Daniel Peterson argues here that the basis for Western Europe’s problems are its lack of faith in Deity. Peterson discusses the atheistic viewpoint and argues that, taken to its logical conclusion, it has no basis for claiming any kind of morality, and that morality requires a belief in God. He says that any morality claimed by atheists must necessarily be weakly borrowed from faith in God.
Critics will certainly ask whether religion isn’t part of the basic problem of the riots in France and of terrorism in general. Peterson, of course, cites the murderous secular regimes of Stalin, Hitler, Pot, etc. to show that atheism does not guarantee peace and freedom from atrocities. Peterson concludes that even in the face of doubt there are plenty of rational reasons for accepting God.
I have a friend that is fond of arguing that moral laws are eternal. Just as physical laws cannot be violated, neither can moral laws. C.S. Lewis notes in his book Mere Christianity that most of us deep down agree on basic moral principles of what is right and fair. In fact, we wouldn’t even argue about the fairness of something unless a basic moral law existed that defined fairness. Atheism simultaneously attempts to deny and embrace this fact.
Western Europe has been actively working to defy eternal moral laws for well over a century. The last three decades are just the latest version of the attempt. Their cultural situation is a product of that effort. But don’t worry, American society is working its way toward that goal as well. Fortunately there are some righteous among us by whose prayers we are largely spared (see here) the most dire consequences. I am grateful for them, and I aspire to be one of them.
4 comments:
Thanks for this insightful post.
Shawn corroborates my friend's and C.S. Lewis' argument that moral laws are eternal. He suggests that his moral underpinnings were arrived at through the scientific method of observation. Of course, self observation is subjective and cannot be assumed to be any more reliable than religious or cultural tradition, which at least relies on the idea that not everything must be learned first hand and that there is value to learning moral laws through the combined experiences of many.
I did not claim that a belief in morality leads to a belief in God. I cited Daniel Peterson's argument that all morality stems from a belief in God. However, Shawn admits that there are moral laws that are bigger than himself. I don't know what Shawn proposes to call that superior power, but religious people commonly refer to it as God.

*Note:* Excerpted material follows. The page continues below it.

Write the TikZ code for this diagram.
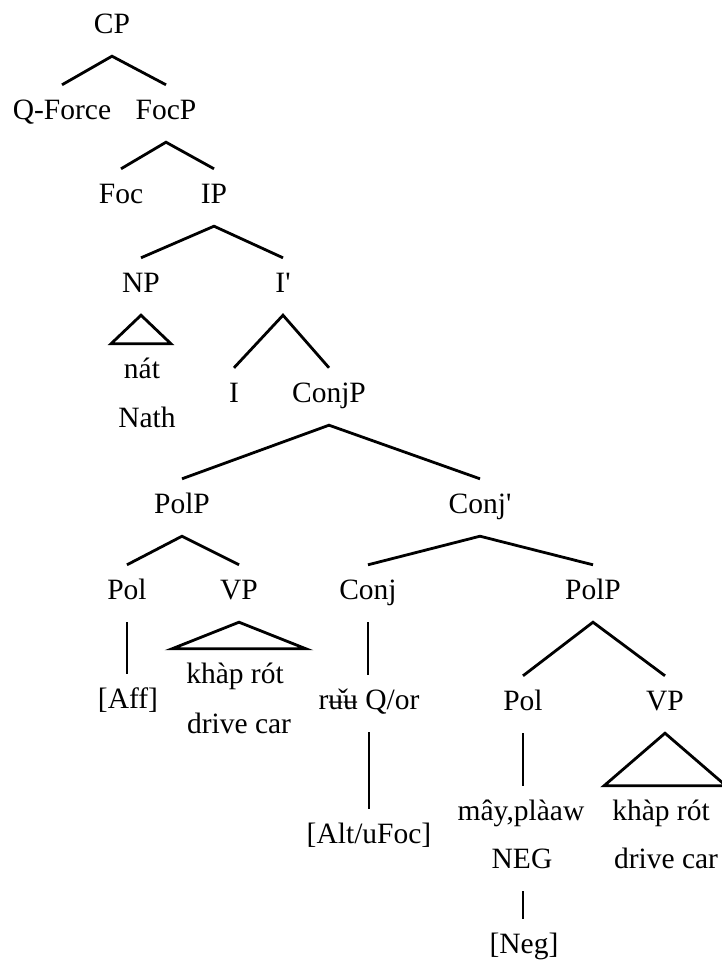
\documentclass[tikz,border=0pt]{standalone}
\usepackage{fontspec}
\setmainfont{Liberation Serif}
\newfontfamily\treefont{Liberation Serif}
\usepackage{tikz}

\begin{document}
\begin{tikzpicture}[
  x=1pt, y=-1pt,
  lbl/.style={anchor=base, inner xsep=0pt, inner ysep=12pt,
              text height=22pt, text depth=11pt,
              font=\treefont\fontsize{29.5}{34}\selectfont},
  gloss/.style={lbl},
  br/.style={line width=2.8pt},
]
\useasboundingbox (0,0) rectangle (721,961);

% top of the tree
\node[lbl] (cp)     at (112, 33)  {CP};
\node[lbl] (qforce) at (62, 119)  {Q-Force};
\node[lbl] (focp)   at (166, 119) {FocP};
\node[lbl] (foc)    at (121, 203) {Foc};
\node[lbl] (ip)     at (214, 203) {IP};
\node[lbl] (np)     at (141, 292) {NP};
\node[lbl] (ibar)   at (283, 292) {I\textquotesingle};
\node[gloss] (nat)  at (142, 378) {nát};
\node[gloss] (nath) at (147, 427) {Nath};
\node[lbl] (infl)   at (234, 402) {I};
\node[lbl] (conjp)  at (329, 402) {ConjP};

% coordination
\node[lbl] (polpa)  at (182, 513) {PolP};
\node[lbl] (conjbar) at (480, 513) {Conj\textquotesingle};
\node[lbl] (pola)   at (127, 599) {Pol};
\node[lbl] (vpa)    at (239, 599) {VP};
\node[lbl] (conj)   at (368, 599) {Conj};
\node[lbl] (polpb)  at (593, 599) {PolP};
\node[lbl] (aff)    at (128, 708) {[Aff]};
\node[gloss] (khapa)  at (235, 683) {khàp rót};
\node[gloss] (drivea) at (239, 733) {drive car};
\node[lbl] (ruu)    at (369, 709) {rʉ̌ʉ Q/or};
\node[lbl] (alt)    at (369, 843) {[Alt/uFoc]};

% negative disjunct
\node[lbl] (polb)   at (523, 710) {Pol};
\node[lbl] (vpb)    at (665, 710) {VP};
\node[lbl] (may)    at (521, 820) {mây,plàaw};
\node[gloss] (khapb)  at (661, 820) {khàp rót};
\node[lbl] (negg)   at (522, 868) {NEG};
\node[gloss] (driveb) at (666, 868) {drive car};
\node[lbl] (neg)    at (524, 953) {[Neg]};

\draw[br] (qforce.north) -- (cp.south) -- (focp.north);
\draw[br] (foc.north) -- (focp.south) -- (ip.north);
\draw[br] (np.north) -- (ip.south) -- (ibar.north);
\draw[br] (infl.north) -- (ibar.south) -- (conjp.north);
\draw[br] (polpa.north) -- (conjp.south) -- (conjbar.north);
\draw[br] (pola.north) -- (polpa.south) -- (vpa.north);
\draw[br] (conj.north) -- (conjbar.south) -- (polpb.north);
\draw[br] (polb.north) -- (polpb.south) -- (vpb.north);
\draw[br] (pola.south) -- (pola.south |- aff.north);
\draw[br] (conj.south) -- (conj.south |- ruu.north);
\draw[br] (ruu.south) -- (alt.north);
\draw[br] (polb.south) -- (polb.south |- may.north);
\draw[br] (polb.south |- negg.south) -- (polb.south |- neg.north);

% triangles
\draw[br] (np.south) -- ([xshift=-30pt]np.south |- nat.north)
  -- ([xshift=30pt]np.south |- nat.north) -- cycle;
\draw[br] (vpa.south) -- ([xshift=-67pt]vpa.south |- khapa.north)
  -- ([xshift=67pt]vpa.south |- khapa.north) -- cycle;
\draw[br] (vpb.south) -- ([xshift=-61pt]vpb.south |- khapb.north)
  -- ([xshift=61pt]vpb.south |- khapb.north) -- cycle;

\end{tikzpicture}
\end{document}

I cannot understand how anyone can argue that any semblance of common morality can exist if they are in effect their own god. If that is the case, we are all free to make up the rules as we go regardless of their impact on others, and we have no obligation to defer to the rules of other individual gods, as it were.
I'm not sure what Shawn means when he talks about some heavenly scorecard. Perhaps this is how irreligious people believe religious people think. I'm sure there are examples of this among the religious, but that's not how I view my relationship with my God.
Shawn suggests that I am proposing that Utah has no moral problems while France does. My post was not about Utah, which certainly has its share of problems. But I believe Utah's societal ills come from ignoring and violating eternal moral laws, just as I argue that Western Europe's ills stem from violating eternal moral laws.
I find it instructive when someone that considers himself/herself to be highly tolerant of others' beliefs finds the expression of those beliefs to be insensitive. I do, however, appreciate Shawn's willingness to read my "incredibly uninformed and insensitive" post.
It's too bad that Shawn misunderstands your post in large part. It is not insensitive.
The part of his reply that stuck out the most was that you are implying that "mere religious belief is keeping my neighbor from murdering me".
Rather, I think what you are saying is that people who are religious tend to be more moral. At least that's how I feel about it.
"I think what you are saying is that people who are religious tend to be more moral"
Well isn't that highly offensive and subjective. I must say I agree with Shawn in every way.
Reach upward's post is unfounded, subjective, pretentious and for the most part erroneous. It comes across as a patethic stab at atheism with its a condescending outlook and superficial assumptions.